GIVEN REQUEST: Everything from the first line of the data below through the line that contains "XAxis, YAxis, Legend" should be written out exactly, please, and nothing more; the pictures stay out.

DATASET EXTRACT:
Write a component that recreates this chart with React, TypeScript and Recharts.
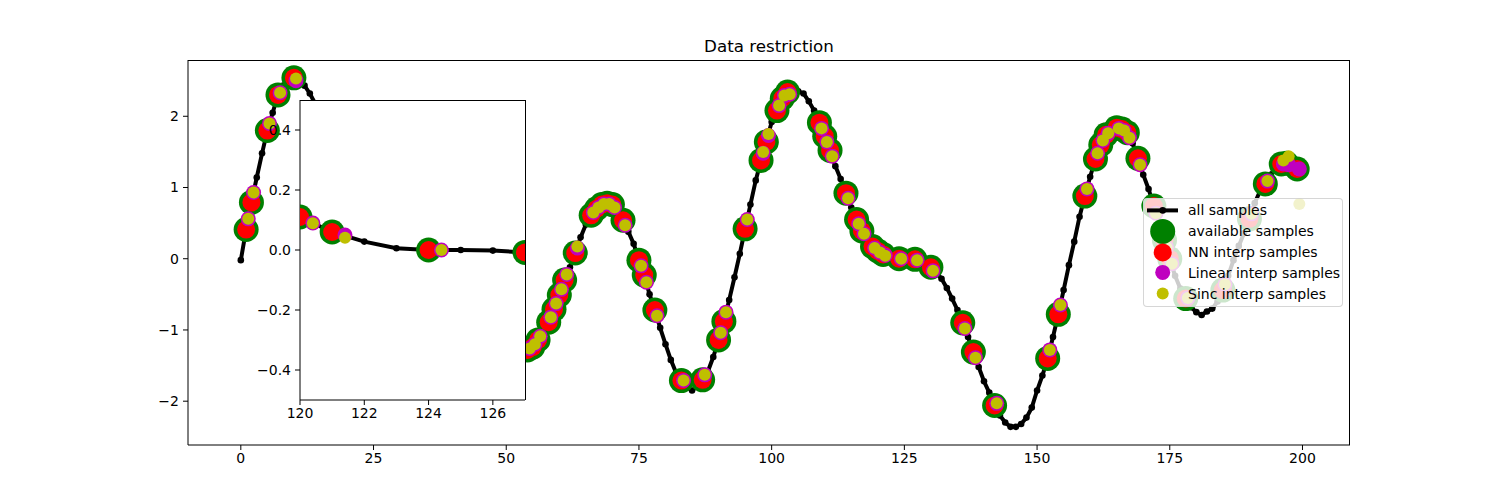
import React from 'react';
import { ComposedChart, Scatter, XAxis, YAxis, Legend } from 'recharts';

// every sample of the signal, x = 0..199
const allY = [
  -0.02, 0.41, 0.79, 1.14, 1.48, 1.8, 2.05, 2.3, 2.43, 2.51,
  2.54, 2.51, 2.43, 2.32, 2.18, 2.02, 1.83, 1.62, 1.4, 1.18,
  0.96, 0.75, 0.56, 0.4, 0.27, 0.17, 0.1, 0.05, 0.02, -0.01,
  -0.05, -0.1, -0.17, -0.26, -0.36, -0.47, -0.58, -0.68, -0.77, -0.84,
  -0.89, -0.92, -0.93, -0.93, -0.94, -0.97, -1.01, -1.06, -1.12, -1.18,
  -1.23, -1.27, -1.3, -1.3, -1.28, -1.24, -1.14, -1.02, -0.89, -0.71,
  -0.51, -0.3, -0.12, 0.08, 0.3, 0.48, 0.61, 0.7, 0.76, 0.78,
  0.76, 0.67, 0.54, 0.38, 0.21, -0.02, -0.23, -0.5, -0.72, -0.97,
  -1.2, -1.42, -1.6, -1.71, -1.8, -1.85, -1.79, -1.7, -1.58, -1.38,
  -1.14, -0.88, -0.58, -0.26, 0.07, 0.42, 0.76, 1.1, 1.38, 1.64,
  1.92, 2.08, 2.25, 2.34, 2.37, 2.35, 2.32, 2.21, 2.08, 1.91,
  1.72, 1.52, 1.3, 1.12, 0.92, 0.72, 0.55, 0.39, 0.27, 0.17,
  0.11, 0.06, 0.028, 0.006, 0.0, 0.0, -0.002, -0.008, -0.03, -0.07,
  -0.12, -0.19, -0.28, -0.41, -0.56, -0.72, -0.9, -1.1, -1.31, -1.52,
  -1.72, -1.88, -2.06, -2.2, -2.3, -2.36, -2.36, -2.32, -2.23, -2.09,
  -1.85, -1.64, -1.4, -1.1, -0.78, -0.44, -0.09, 0.24, 0.59, 0.88,
  1.15, 1.4, 1.6, 1.74, 1.81, 1.84, 1.82, 1.77, 1.62, 1.41,
  1.18, 0.98, 0.74, 0.5, 0.26, 0.0, -0.24, -0.42, -0.56, -0.68,
  -0.75, -0.79, -0.74, -0.7, -0.6, -0.44, -0.24, -0.02, 0.18, 0.36,
  0.56, 0.78, 0.95, 1.05, 1.18, 1.29, 1.33, 1.34, 1.3, 1.26,
];

// indices of the samples that are kept
const availableX = [
  1, 2, 5, 7, 10, 54, 55, 56, 58, 59, 60, 61, 63, 66, 67, 68, 69, 70, 72, 75,
  76, 78, 83, 87, 90, 91, 95, 98, 99, 101, 102, 103, 109, 110, 111, 114, 116, 117, 119, 120,
  121, 124, 127, 130, 136, 138, 142, 152, 154, 159, 161, 162, 163, 165, 166, 167, 169, 172, 174, 175,
  178, 185, 190, 193, 196, 197, 199,
];

// positions where the signal is re-sampled
const interpX = [
  1.4, 2.4, 5.4, 7.4, 10.4, 54.4, 55.4, 56.4, 58.4, 59.4, 60.4, 61.4, 63.4, 66.4, 67.4, 68.4, 69.4, 70.4, 72.4, 75.4,
  76.4, 78.4, 83.4, 87.4, 90.4, 91.4, 95.4, 98.4, 99.4, 101.4, 102.4, 103.4, 109.4, 110.4, 111.4, 114.4, 116.4, 117.4, 119.4, 120.4,
  121.4, 124.4, 127.4, 130.4, 136.4, 138.4, 142.4, 152.4, 154.4, 159.4, 161.4, 162.4, 163.4, 165.4, 166.4, 167.4, 169.4, 172.4, 174.4, 175.4,
  178.4, 185.4, 190.4, 193.4, 196.4, 197.4, 199.4,
];

const linearY = [
  0.56, 0.93, 1.9, 2.33, 2.5, -1.26, -1.2, -1.09, -0.82, -0.63, -0.43, -0.22, 0.15, 0.65, 0.72, 0.77, 0.77, 0.72, 0.47, -0.1,
  -0.33, -0.8, -1.71, -1.63, -1.04, -0.75, 0.55, 1.48, 1.73, 2.15, 2.29, 2.31, 1.83, 1.64, 1.44, 0.85, 0.49, 0.35, 0.15, 0.09,
  0.05, 0.0, -0.02, -0.17, -0.98, -1.39, -2.03, -1.28, -0.65, 0.98, 1.48, 1.66, 1.76, 1.83, 1.8, 1.7, 1.32, 0.64, 0.16, -0.07,
  -0.55, -0.36, 0.63, 1.09, 1.33, 1.32, 1.26,
];

const sincY = [
  0.56, 0.93, 1.9, 2.33, 2.53, -1.26, -1.2, -1.09, -0.82, -0.63, -0.43, -0.22, 0.17, 0.65, 0.72, 0.77, 0.77, 0.72, 0.47, -0.1,
  -0.33, -0.8, -1.71, -1.63, -1.04, -0.75, 0.55, 1.5, 1.75, 2.15, 2.29, 2.31, 1.83, 1.64, 1.44, 0.85, 0.49, 0.35, 0.15, 0.089,
  0.041, 0.0, -0.02, -0.17, -0.98, -1.39, -2.03, -1.28, -0.65, 0.98, 1.48, 1.66, 1.76, 1.83, 1.8, 1.7, 1.32, 0.64, 0.16, -0.07,
  -0.55, -0.36, 0.63, 1.09, 1.38, 1.44, 0.77,
];

const xTicks = [0, 25, 50, 75, 100, 125, 150, 175, 200];
const yTicks = [-2, -1, 0, 1, 2];
const insetXTicks = [120, 122, 124, 126];
const insetYTicks = [-0.4, -0.2, 0, 0.2, 0.4];
const legendLabels = ['all samples', 'available samples', 'NN interp samples', 'Linear interp samples', 'Sinc interp samples'];

const allSamples = allY.map((y, x) => ({ x, y }));
const availableSamples = availableX.map(x => ({ x, y: allY[x] }));
const nnSamples = availableX.map(x => ({ x, y: allY[x] }));
const linearSamples = interpX.map((x, i) => ({ x, y: linearY[i] }));
const sincSamples = interpX.map((x, i) => ({ x, y: sincY[i] }));

const FONT = 'DejaVu Sans';
const tickStyle = { fill: '#000', fontSize: 14, fontFamily: FONT };
const minus = (v: number) => String(v).replace('-', '\u2212');
const minus1 = (v: number) => v.toFixed(1).replace('-', '\u2212');

const dot = (r: number, fill: string) => (props: any) =>
  props.cx == null ? <g /> : <circle cx={props.cx} cy={props.cy} r={r} fill={fill} />;

const legendHandles = [
  { r: 3.3, color: '#000', line: true },
  { r: 12.5, color: '#008000' },
  { r: 9, color: '#ff0000' },
  { r: 7.5, color: '#bf00bf' },
  { r: 6, color: '#bfbf00' },
];

const renderLegend = () => (
  <div
    style={{
      boxSizing: 'border-box',
      width: 200,
      height: 109,
      background: 'rgba(255,255,255,0.8)',
      border: '1px solid rgba(204,204,204,0.8)',
      borderRadius: 4,
      paddingTop: 1,
      fontFamily: FONT,
      fontSize: 14,
      color: '#000',
    }}
  >
    {legendLabels.map((label, i) => {
      const h = legendHandles[i];
      return (
        <div key={label} style={{ display: 'flex', alignItems: 'center', height: 20.8 }}>
          <svg width={44} height={20.8} style={{ flex: 'none', overflow: 'visible' }}>
            {h.line && <line x1={3} x2={34} y1={10.4} y2={10.4} stroke="#000" strokeWidth={4} />}
            <circle cx={18.7} cy={10.4} r={h.r} fill={h.color} />
          </svg>
          <span style={{ whiteSpace: 'nowrap' }}>{label}</span>
        </div>
      );
    })}
  </div>
);

const renderSeries = (filter?: (p: { x: number }) => boolean) => {
  const f = (arr: { x: number; y: number }[]) => (filter ? arr.filter(filter) : arr);
  return [
    <Scatter key="all" name="all samples" data={f(allSamples)} line={{ stroke: '#000', strokeWidth: 4 }}
      shape={dot(3.3, '#000')} isAnimationActive={false} />,
    <Scatter key="avail" name="available samples" data={f(availableSamples)} shape={dot(12.5, '#008000')} isAnimationActive={false} />,
    <Scatter key="nn" name="NN interp samples" data={f(nnSamples)} shape={dot(9, '#ff0000')} isAnimationActive={false} />,
    <Scatter key="lin" name="Linear interp samples" data={f(linearSamples)} shape={dot(7.5, '#bf00bf')} isAnimationActive={false} />,
    <Scatter key="sinc" name="Sinc interp samples" data={f(sincSamples)} shape={dot(6, '#bfbf00')} isAnimationActive={false} />,
  ];
};

const X_DOMAIN: [number, number] = [-9.95, 208.95];
const Y_DOMAIN: [number, number] = [-2.615, 2.79];

// top and right spines (matplotlib draws a closed box round each axes)
const frame = (left: number, top: number, width: number, height: number) => (
  <div
    style={{
      position: 'absolute', left, top, width, height, boxSizing: 'border-box',
      borderTop: '1px solid #000', borderRight: '1px solid #000', pointerEvents: 'none',
    }}
  />
);

export default function App() {
  return (
    <div style={{ position: 'absolute', left: 0, top: 0, width: 1500, height: 500, background: '#fff' }}>
      <div
        style={{
          position: 'absolute', left: 188, width: 1162, top: 36, lineHeight: '20px',
          textAlign: 'center', fontFamily: FONT, fontSize: 16.7, color: '#000',
        }}
      >
        Data restriction
      </div>

      <ComposedChart width={1500} height={500} margin={{ top: 60, right: 150, bottom: 25, left: 148 }}>
        <XAxis dataKey="x" type="number" domain={X_DOMAIN} ticks={xTicks} allowDataOverflow height={30}
          tickSize={5} tickMargin={3} stroke="#000" tick={tickStyle} tickFormatter={minus} />
        <YAxis dataKey="y" type="number" domain={Y_DOMAIN} ticks={yTicks} allowDataOverflow width={40}
          tickSize={5} tickMargin={4} stroke="#000" tick={tickStyle} tickFormatter={minus} />
        {renderSeries()}
        <Legend layout="horizontal" verticalAlign="middle" align="center" content={renderLegend}
          wrapperStyle={{ left: 1143, top: 198, width: 200, height: 109 }} />
      </ComposedChart>
      {frame(188, 60, 1162, 385)}

      {/* inset */}
      <div style={{ position: 'absolute', left: 300, top: 100, width: 225, height: 300, background: '#fff' }} />
      <div style={{ position: 'absolute', left: 250, top: 90 }}>
        <ComposedChart width={285} height={340} margin={{ top: 10, right: 10, bottom: 0, left: 0 }}>
          <XAxis dataKey="x" type="number" domain={[120, 127]} ticks={insetXTicks} allowDataOverflow height={30}
            tickSize={5} tickMargin={3} stroke="#000" tick={tickStyle} />
          <YAxis dataKey="y" type="number" domain={[-0.5, 0.5]} ticks={insetYTicks} allowDataOverflow width={50}
            tickSize={5} tickMargin={4} stroke="#000" tick={tickStyle} tickFormatter={minus1} />
          {renderSeries(p => p.x >= 117 && p.x <= 130)}
        </ComposedChart>
      </div>
      {frame(300, 100, 225.5, 300)}
    </div>
  );
}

THE RESULT:
Write a component that recreates this chart with React, TypeScript and Recharts.
import React from 'react';
import { ComposedChart, Scatter, XAxis, YAxis, Legend } from 'recharts';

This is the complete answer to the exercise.